**DIRECTIVE**
Leave the pictures out. Return all other data exactly.

**DATASET CONTENT**
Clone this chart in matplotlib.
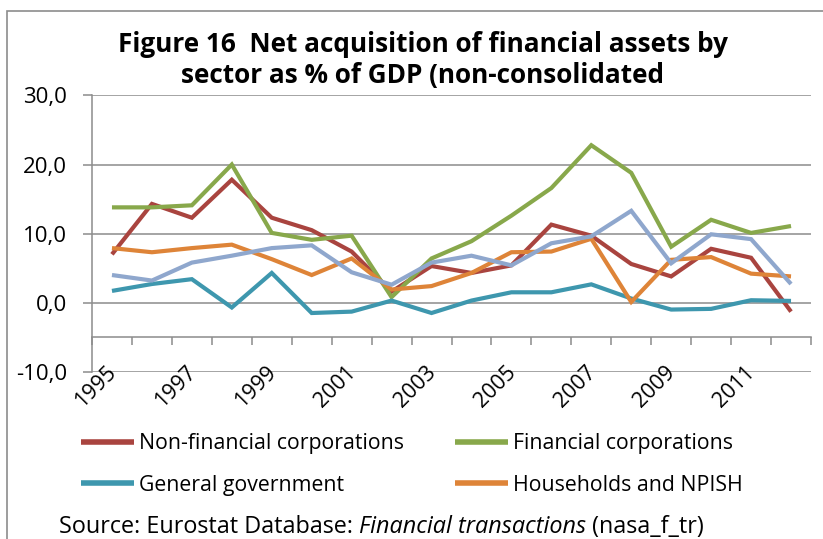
import matplotlib
matplotlib.use("Agg")
import matplotlib.pyplot as plt
from matplotlib.patches import Rectangle
from matplotlib.transforms import offset_copy
import numpy as np

plt.rcParams['font.family'] = ['Open Sans', 'DejaVu Sans']

years = list(range(1995, 2013))
non_financial = [7.0, 14.3, 12.3, 17.8, 12.3, 10.5, 7.4, 1.6, 5.3, 4.3, 5.4, 11.3, 9.7, 5.6, 3.8, 7.8, 6.5, -1.3]
financial = [13.8, 13.8, 14.1, 20.0, 10.1, 9.1, 9.7, 0.8, 6.4, 8.9, 12.6, 16.6, 22.8, 18.8, 8.1, 12.0, 10.1, 11.1]
general_gov = [1.7, 2.7, 3.4, -0.7, 4.3, -1.5, -1.3, 0.3, -1.5, 0.3, 1.5, 1.5, 2.65, 0.6, -1.0, -0.9, 0.35, 0.25]
households = [7.9, 7.3, 7.9, 8.4, 6.3, 4.0, 6.4, 1.9, 2.4, 4.3, 7.3, 7.4, 9.25, 0.1, 6.2, 6.6, 4.2, 3.8]
rest_of_world = [4.0, 3.2, 5.8, 6.8, 7.9, 8.3, 4.4, 2.6, 5.8, 6.8, 5.4, 8.6, 9.6, 13.3, 5.7, 9.9, 9.2, 2.7]

yticks = [-10, 0, 10, 20, 30]
ytick_labels = ['-10,0', '0,0', '10,0', '20,0', '30,0']

c_red = '#A9443F'
c_green = '#88A84B'
c_teal = '#3E97AE'
c_orange = '#DE8438'
c_blue = '#8FA7CD'
grey = '#8C8C8C'

W, H = 823, 539
fig = plt.figure(figsize=(W / 100, H / 100), dpi=100)

# outer chart frame
fig.patches.append(Rectangle((6.5 / W, -0.1), 1.0, 1 - 11 / H + 0.1, transform=fig.transFigure,
                             fill=False, edgecolor=grey, lw=1.2))

ax = fig.add_axes([92 / W, 1 - 371.7 / H, (811 - 92) / W, (371.7 - 95.5) / H])
x = np.arange(len(years))

lines = []
for vals, col, lab in [(non_financial, c_red, 'Non-financial corporations'),
                       (financial, c_green, 'Financial corporations'),
                       (general_gov, c_teal, 'General government'),
                       (households, c_orange, 'Households and NPISH'),
                       (rest_of_world, c_blue, '_nolegend_')]:
    ln, = ax.plot(x, vals, color=col, lw=3.0, solid_capstyle='butt', solid_joinstyle='miter', label=lab)
    lines.append(ln)

ax.set_xlim(-0.5, len(years) - 0.5)
ax.set_ylim(-10, 30)
ax.set_yticks(yticks, ytick_labels)
ax.yaxis.grid(True, color=grey, lw=1.1)
ax.set_axisbelow(True)

for s in ['top', 'right']:
    ax.spines[s].set_visible(False)
ax.spines['left'].set_color(grey)
ax.spines['left'].set_linewidth(1.1)
ax.spines['bottom'].set_position(('data', -5))
ax.spines['bottom'].set_color(grey)
ax.spines['bottom'].set_linewidth(1.1)

ax.set_xticks(np.arange(-0.5, len(years), 1.0))
ax.set_xticklabels([])
ax.tick_params(axis='x', direction='out', length=6, width=1.1, color=grey)
ax.tick_params(axis='y', direction='out', length=6.5, width=1.1, color=grey,
               labelsize=16, pad=11.5)

# category labels, every second year, rotated at the bottom of the plot area
lab_tr = offset_copy(ax.transData, fig=fig, x=-4.5, y=7, units='points')
for i in range(0, len(years), 2):
    ax.text(x[i], -10, str(years[i]), rotation=45, ha='right', va='top',
            rotation_mode='anchor', fontsize=15.5, transform=lab_tr, clip_on=False)

# title
fig.text(422.5 / W, 1 - 51.7 / H, 'Figure 16  Net acquisition of financial assets by',
         ha='center', va='baseline', fontsize=18.8, fontweight='bold')
fig.text(422.5 / W, 1 - 83.3 / H, 'sector as % of GDP (non-consolidated',
         ha='center', va='baseline', fontsize=18.8, fontweight='bold')

# legend in two columns
leg_kw = dict(frameon=False, fontsize=15.3, handlelength=2.5, handletextpad=0.25,
              borderpad=0, borderaxespad=0, labelspacing=0.95, loc='center left')
leg1 = fig.legend([lines[0], lines[2]], ['Non-financial corporations', 'General government'],
                  bbox_to_anchor=(81 / W, 1 - 464.5 / H), **leg_kw)
leg2 = fig.legend([lines[1], lines[3]], ['Financial corporations', 'Households and NPISH'],
                  bbox_to_anchor=(455 / W, 1 - 464.5 / H), **leg_kw)
for lg in (leg1, leg2):
    for h in lg.legend_handles:
        h.set_linewidth(4)

# source line with italic part
fig.canvas.draw()
r = fig.canvas.get_renderer()
xpos = 59
for txt, style in [('Source: Eurostat Database: ', 'normal'),
                   ('Financial transactions', 'italic'),
                   (' (nasa_f_tr)', 'normal')]:
    t = fig.text(xpos / W, 1 - 533 / H, txt, ha='left', va='baseline', fontsize=16.8, style=style)
    xpos += t.get_window_extent(renderer=r).width

fig.savefig('out.png', dpi=100)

**RESPONSE TO THIS TASK**
Clone this chart in matplotlib.
import matplotlib
matplotlib.use("Agg")
import matplotlib.pyplot as plt
from matplotlib.patches import Rectangle
from matplotlib.transforms import offset_copy
import numpy as np

plt.rcParams['font.family'] = ['Open Sans', 'DejaVu Sans']

years = list(range(1995, 2013))
non_financial = [7.0, 14.3, 12.3, 17.8, 12.3, 10.5, 7.4, 1.6, 5.3, 4.3, 5.4, 11.3, 9.7, 5.6, 3.8, 7.8, 6.5, -1.3]
financial = [13.8, 13.8, 14.1, 20.0, 10.1, 9.1, 9.7, 0.8, 6.4, 8.9, 12.6, 16.6, 22.8, 18.8, 8.1, 12.0, 10.1, 11.1]
general_gov = [1.7, 2.7, 3.4, -0.7, 4.3, -1.5, -1.3, 0.3, -1.5, 0.3, 1.5, 1.5, 2.65, 0.6, -1.0, -0.9, 0.35, 0.25]
households = [7.9, 7.3, 7.9, 8.4, 6.3, 4.0, 6.4, 1.9, 2.4, 4.3, 7.3, 7.4, 9.25, 0.1, 6.2, 6.6, 4.2, 3.8]
rest_of_world = [4.0, 3.2, 5.8, 6.8, 7.9, 8.3, 4.4, 2.6, 5.8, 6.8, 5.4, 8.6, 9.6, 13.3, 5.7, 9.9, 9.2, 2.7]

yticks = [-10, 0, 10, 20, 30]
ytick_labels = ['-10,0', '0,0', '10,0', '20,0', '30,0']

c_red = '#A9443F'
c_green = '#88A84B'
c_teal = '#3E97AE'
c_orange = '#DE8438'
c_blue = '#8FA7CD'
grey = '#8C8C8C'

W, H = 823, 539
fig = plt.figure(figsize=(W / 100, H / 100), dpi=100)

# outer chart frame
fig.patches.append(Rectangle((6.5 / W, -0.1), 1.0, 1 - 11 / H + 0.1, transform=fig.transFigure,
                             fill=False, edgecolor=grey, lw=1.2))

ax = fig.add_axes([92 / W, 1 - 371.7 / H, (811 - 92) / W, (371.7 - 95.5) / H])
x = np.arange(len(years))

lines = []
for vals, col, lab in [(non_financial, c_red, 'Non-financial corporations'),
                       (financial, c_green, 'Financial corporations'),
                       (general_gov, c_teal, 'General government'),
                       (households, c_orange, 'Households and NPISH'),
                       (rest_of_world, c_blue, '_nolegend_')]:
    ln, = ax.plot(x, vals, color=col, lw=3.0, solid_capstyle='butt', solid_joinstyle='miter', label=lab)
    lines.append(ln)

ax.set_xlim(-0.5, len(years) - 0.5)
ax.set_ylim(-10, 30)
ax.set_yticks(yticks, ytick_labels)
ax.yaxis.grid(True, color=grey, lw=1.1)
ax.set_axisbelow(True)

for s in ['top', 'right']:
    ax.spines[s].set_visible(False)
ax.spines['left'].set_color(grey)
ax.spines['left'].set_linewidth(1.1)
ax.spines['bottom'].set_position(('data', -5))
ax.spines['bottom'].set_color(grey)
ax.spines['bottom'].set_linewidth(1.1)

ax.set_xticks(np.arange(-0.5, len(years), 1.0))
ax.set_xticklabels([])
ax.tick_params(axis='x', direction='out', length=6, width=1.1, color=grey)
ax.tick_params(axis='y', direction='out', length=6.5, width=1.1, color=grey,
               labelsize=16, pad=11.5)

# category labels, every second year, rotated at the bottom of the plot area
lab_tr = offset_copy(ax.transData, fig=fig, x=-4.5, y=7, units='points')
for i in range(0, len(years), 2):
    ax.text(x[i], -10, str(years[i]), rotation=45, ha='right', va='top',
            rotation_mode='anchor', fontsize=15.5, transform=lab_tr, clip_on=False)

# title
fig.text(422.5 / W, 1 - 51.7 / H, 'Figure 16  Net acquisition of financial assets by',
         ha='center', va='baseline', fontsize=18.8, fontweight='bold')
fig.text(422.5 / W, 1 - 83.3 / H, 'sector as % of GDP (non-consolidated',
         ha='center', va='baseline', fontsize=18.8, fontweight='bold')

# legend in two columns
leg_kw = dict(frameon=False, fontsize=15.3, handlelength=2.5, handletextpad=0.25,
              borderpad=0, borderaxespad=0, labelspacing=0.95, loc='center left')
leg1 = fig.legend([lines[0], lines[2]], ['Non-financial corporations', 'General government'],
                  bbox_to_anchor=(81 / W, 1 - 464.5 / H), **leg_kw)
leg2 = fig.legend([lines[1], lines[3]], ['Financial corporations', 'Households and NPISH'],
                  bbox_to_anchor=(455 / W, 1 - 464.5 / H), **leg_kw)
for lg in (leg1, leg2):
    for h in lg.legend_handles:
        h.set_linewidth(4)

# source line with italic part
fig.canvas.draw()
r = fig.canvas.get_renderer()
xpos = 59
for txt, style in [('Source: Eurostat Database: ', 'normal'),
                   ('Financial transactions', 'italic'),
                   (' (nasa_f_tr)', 'normal')]:
    t = fig.text(xpos / W, 1 - 533 / H, txt, ha='left', va='baseline', fontsize=16.8, style=style)
    xpos += t.get_window_extent(renderer=r).width

fig.savefig('out.png', dpi=100)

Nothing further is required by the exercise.